By Shanita Bigelow
Governor Pat Quinn will make his annual budget announcement today, highlighting his plans to fill Illinois’ woeful deficit. The minimum FY2011 starting deficit, according to the Center for Tax and Budget Accountability (CTBA), is $13 billion. These growing economic concerns will likely result in more spending cuts, more borrowing and wider searchers to find more sources of revenue.
“This is the reality budget. This is what’s really happening,” David Vaught, Director of the Governor’s Office of Management and Budget (GOMB), said to the Associated Press (AP). This reality is likely to include spending cuts of about $2 billion—cuts to education, public safety and human services, according to AP.
In an effort to provide Illinois residents with an in depth look into these realities, GOMB launched budget. illinois.gov. Residents have the opportunity to track government spending and provide feedback.
“We’ve received over 6,000 suggestions,” Kelly Kraft, Director of Communications for GOMB. “I sat down with the governor and he circled few…there are a lot of…sound solutions…We are excited about the feedback.”

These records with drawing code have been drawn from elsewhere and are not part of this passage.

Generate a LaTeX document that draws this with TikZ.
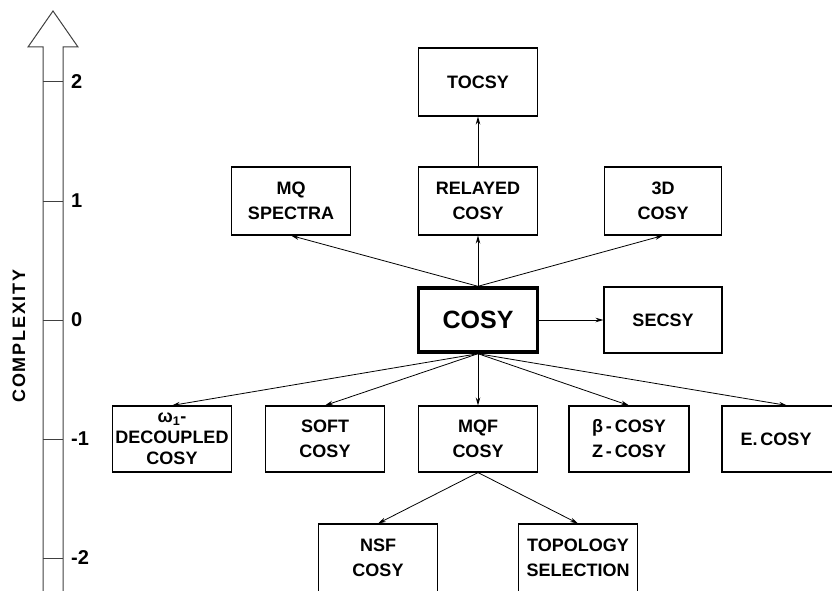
\documentclass[tikz,border=0pt]{standalone}
\usepackage{fontspec}
\setmainfont{Liberation Sans}
\newfontfamily\spacedfont{Liberation Sans}[LetterSpace=10]
\usetikzlibrary{arrows.meta}
\begin{document}
\begin{tikzpicture}[x=1pt, y=-1pt,
  box/.style={draw, line width=1.1pt, minimum width=119pt, minimum height=68pt,
    inner sep=0pt, align=center, font=\fontsize{18}{25}\selectfont\bfseries},
  mainbox/.style={box, line width=3.4pt, minimum height=64pt,
    font=\fontsize{25}{30}\selectfont\bfseries},
  link/.style={-{Stealth[length=8pt, width=4.5pt]}, line width=0.8pt},
  axis/.style={line width=1pt, draw=black!75},
  ticklabel/.style={anchor=west, inner sep=0pt, font=\fontsize{20}{22}\selectfont\bfseries}]
  \def\Xmid{478};
  \def\Xl{291};
  \def\Xr{663};
  \def\Xaxis{53};
  \def\Yzero{320};
  \def\dY{119};

  \clip (0,0) rectangle (832,591);

  % axis
  \draw[axis] (\Xaxis - 10, 600) -- (\Xaxis - 10, 47) -- (\Xaxis - 25, 47)
    -- (\Xaxis, 11) -- (\Xaxis + 25, 47) -- (\Xaxis + 10, 47) -- (\Xaxis + 10, 600);
  \foreach \k/\t in {2/2, 1/1, 0/0, -1/{-1}, -2/{-2}} {
    \draw[axis] (\Xaxis - 10, \Yzero - \k * \dY) -- (\Xaxis + 10, \Yzero - \k * \dY);
    \node[ticklabel] (tick\k) at (\Xaxis + 18, \Yzero - \k * \dY) {\t};
  }
  \node[rotate=90, font=\fontsize{18}{20}\selectfont\bfseries\spacedfont] (complexity)
    at (19, 336) {COMPLEXITY};

  % boxes
  \node[mainbox] (cosy) at (\Xmid, \Yzero) {COSY};
  \node[box, minimum width=118pt, minimum height=66pt] (secsy) at (\Xr, \Yzero) {SECSY};

  \node[box] (relayed) at (\Xmid, \Yzero - \dY) {RELAYED\\COSY};
  \node[box] (mq) at (\Xl, \Yzero - \dY) {MQ\\SPECTRA};
  \node[box, minimum width=117pt] (threed) at (\Xr, \Yzero - \dY) {3D\\COSY};
  \node[box] (tocsy) at (\Xmid, \Yzero - 2 * \dY) {TOCSY};

  \node[box, minimum height=66pt, font=\fontsize{18}{21}\selectfont\bfseries] (omega)
    at (172, \Yzero + \dY) {ω\textsubscript{1}-\\DECOUPLED\\COSY};
  \node[box, minimum height=66pt] (soft) at (325, \Yzero + \dY) {SOFT\\COSY};
  \node[box, minimum height=66pt] (mqf) at (\Xmid, \Yzero + \dY) {MQF\\COSY};
  \node[box, minimum width=120pt, minimum height=66pt] (beta) at (629, \Yzero + \dY)
    {β\,-\,COSY\\Z\,-\,COSY};
  \node[box, minimum width=114pt, minimum height=66pt] (ecosy) at (779, \Yzero + \dY)
    {\hspace*{-6pt}E.\,COSY};

  \node[box] (nsf) at (378, \Yzero + 2 * \dY) {NSF\\COSY};
  \node[box] (topo) at (578, \Yzero + 2 * \dY) {TOPOLOGY\\SELECTION};

  % arrows
  \draw[link] (cosy) -- (secsy);
  \draw[link] (cosy.north) -- (mq.south);
  \draw[link] (cosy.north) -- (relayed.south);
  \draw[link] (cosy.north) -- (threed.south);
  \draw[link] (relayed.north) -- (tocsy.south);
  \foreach \n in {omega, soft, mqf, beta} {
    \draw[link] (cosy.south) -- (\n.north);
  }
  \draw[link] (cosy.south) -- ([xshift=8pt]ecosy.north);
  \draw[link] (mqf.south) -- (nsf.north);
  \draw[link] (mqf.south) -- (topo.north);
\end{tikzpicture}
\end{document}
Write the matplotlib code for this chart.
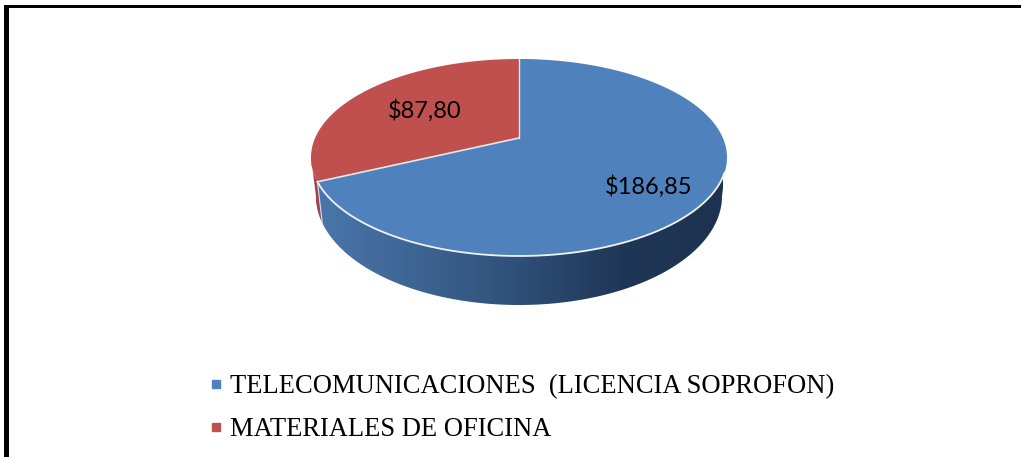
import matplotlib
matplotlib.use('Agg')
import matplotlib.pyplot as plt
import numpy as np
from matplotlib.colors import LinearSegmentedColormap
from matplotlib.lines import Line2D
from matplotlib.patches import Polygon, Rectangle

categories = ['TELECOMUNICACIONES  (LICENCIA SOPROFON)', 'MATERIALES DE OFICINA']
values = [186.85, 87.80]
value_labels = ['$186,85', '$87,80']
colors = ['#4F81BD', '#C0504D']

WIDTH, HEIGHT = 1021, 457

# pie geometry in pixels, the top face is drawn with some perspective
CX, CY, RX, RY = 519, 157.5, 208, 98.5
BX, BCY, BRX, BRY = 519, 196, 203, 109
TILT = 0.198


def rim(angles, cx, cy, rx, ry):
    # angles clockwise from 12 o'clock, degrees
    a = np.radians(angles)
    u, v = np.sin(a), np.cos(a)
    d = 1 + TILT * v
    return cx + rx * np.sqrt(1 - TILT ** 2) * u / d, cy - ry * (v + TILT) / d


def flat_rim(angles, cx, cy, rx, ry):
    a = np.radians(angles)
    return cx + rx * np.sin(a), cy - ry * np.cos(a)


fig = plt.figure(figsize=(WIDTH / 100, HEIGHT / 100), dpi=100)
ax = fig.add_axes([0, 0, 1, 1])

# frame of the page, only left and top
ax.add_patch(Rectangle((4, 5), 5, HEIGHT, color='black', lw=0))
ax.add_patch(Rectangle((4, 5), WIDTH, 3, color='black', lw=0))

share = np.array(values) / sum(values)
blue_end = 360 * share[0]
edge_x, edge_y = rim(np.array([blue_end]), CX, CY, RX, RY)
edge_x, edge_y = edge_x[0], edge_y[0]

# side of the pie
t = np.linspace(90, 270, 300)
tx, ty = flat_rim(t, CX, CY, RX, RY)
bx, by = flat_rim(t, BX, BCY, BRX, BRY)
side = np.column_stack([np.r_[tx, bx[::-1]], np.r_[ty, by[::-1]]])

blue_side = LinearSegmentedColormap.from_list(
    'blue_side', ['#4A76AB', '#3D6493', '#2F4F78', '#1F3757', '#1C324F'])
red_side = LinearSegmentedColormap.from_list('red_side', ['#8E3A38', '#B0494A'])

grad = np.linspace(0, 1, 256).reshape(1, -1)
side_patch = Polygon(side, closed=True, fc='none', ec='none')
ax.add_patch(side_patch)
im = ax.imshow(grad, cmap=blue_side, extent=(316, 722, 310, 150), aspect='auto', zorder=1)
im.set_clip_path(side_patch)

# small part of the red slice that shows on the side
seam = np.degrees(np.arcsin((CX - edge_x) / RX))
top_arc = np.linspace(270, 180 + seam, 40)
low_arc = np.linspace(180 + seam, 270, 40)
ax_top, ay_top = flat_rim(top_arc, CX, CY, RX, RY)
ax_low, ay_low = flat_rim(low_arc, BX, BCY, BRX, BRY)
low_x, low_y = ax_low[0], ay_low[0]
red_pts = np.column_stack([np.r_[ax_top, ax_low], np.r_[ay_top, ay_low]])
red_patch = Polygon(red_pts, closed=True, fc='none', ec='none')
ax.add_patch(red_patch)
im2 = ax.imshow(grad, cmap=red_side, extent=(308, 324, 310, 150), aspect='auto', zorder=2)
im2.set_clip_path(red_patch)

ax.plot([edge_x, low_x], [edge_y, low_y], color='#D9E2EE', lw=0.8, zorder=3)

# top face
apex = (CX, CY - RY * TILT)
start = 0
for value, color in zip(share, colors):
    angles = np.linspace(start, start + 360 * value, 300)
    x, y = rim(angles, CX, CY, RX, RY)
    pts = np.column_stack([np.r_[apex[0], x], np.r_[apex[1], y]])
    ax.add_patch(Polygon(pts, closed=True, fc=color, ec='none', zorder=4))
    start += 360 * value

# light edges, the far side of the rim has none
front = np.linspace(blue_end, 110, 200)
fx, fy = rim(front, CX, CY, RX, RY)
ax.plot(fx, fy, color='#F2F2F2', lw=1.3, zorder=5)
ax.plot([apex[0], edge_x], [apex[1], edge_y], color='#E8E8E8', lw=1.2, zorder=5)
ax.plot([apex[0], apex[0]], [apex[1], 59], color='#E8E8E8', lw=1.0, zorder=5)

ax.text(649, 187, value_labels[0], fontsize=17, family='Lato', ha='center', va='center', zorder=6, color='black')
ax.text(424.5, 111, value_labels[1], fontsize=17, family='Lato', ha='center', va='center', zorder=6, color='black')

handles = [Line2D([], [], ls='none', marker='s', ms=5.5, mfc=c, mec=c) for c in colors]
ax.legend(handles, categories, loc='upper left', bbox_to_anchor=(203 / WIDTH, 1 - 374 / HEIGHT),
          frameon=False, prop={'family': 'Liberation Serif', 'size': 19.1},
          handlelength=1.0, handletextpad=0.0, labelspacing=0.69, borderpad=0, borderaxespad=0)

ax.set_xlim(0, WIDTH)
ax.set_ylim(HEIGHT, 0)
ax.axis('off')

fig.savefig('out.png', dpi=100)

Suggestions range from raising the cigarette tax to legalizing marijuana. But the overwhelming response has denounced further spending cuts, particularly in education, and has supported the possibility of a tax increase.
“More than 30 states have raised taxes to keep pace in this recession. Illinois has the nation’s lowest income-tax rate and a narrow sales-tax base. We’re out of step and falling further behind,” Rachel Williams of Chicago wrote.
House Bill 174 is a popular solution for many of the respondents. HB 174 would augment state revenue by increasing the rate of state income taxes from three to five percent, expanding the sales tax base, etc., according to CTBA. One third of all new revenue generated by tax increases would go into the Common School Fund, CTBA reports.
“The State of Illinois is sinking into a quagmire due to irresponsible spending without progressive taxation… There can be no excuse for failing to raise revenue while cutting services to those who have nowhere else to turn,” Rev. Lloyd A. and Ms. Doris Jean Heroff of Mount Prospect wrote on the site.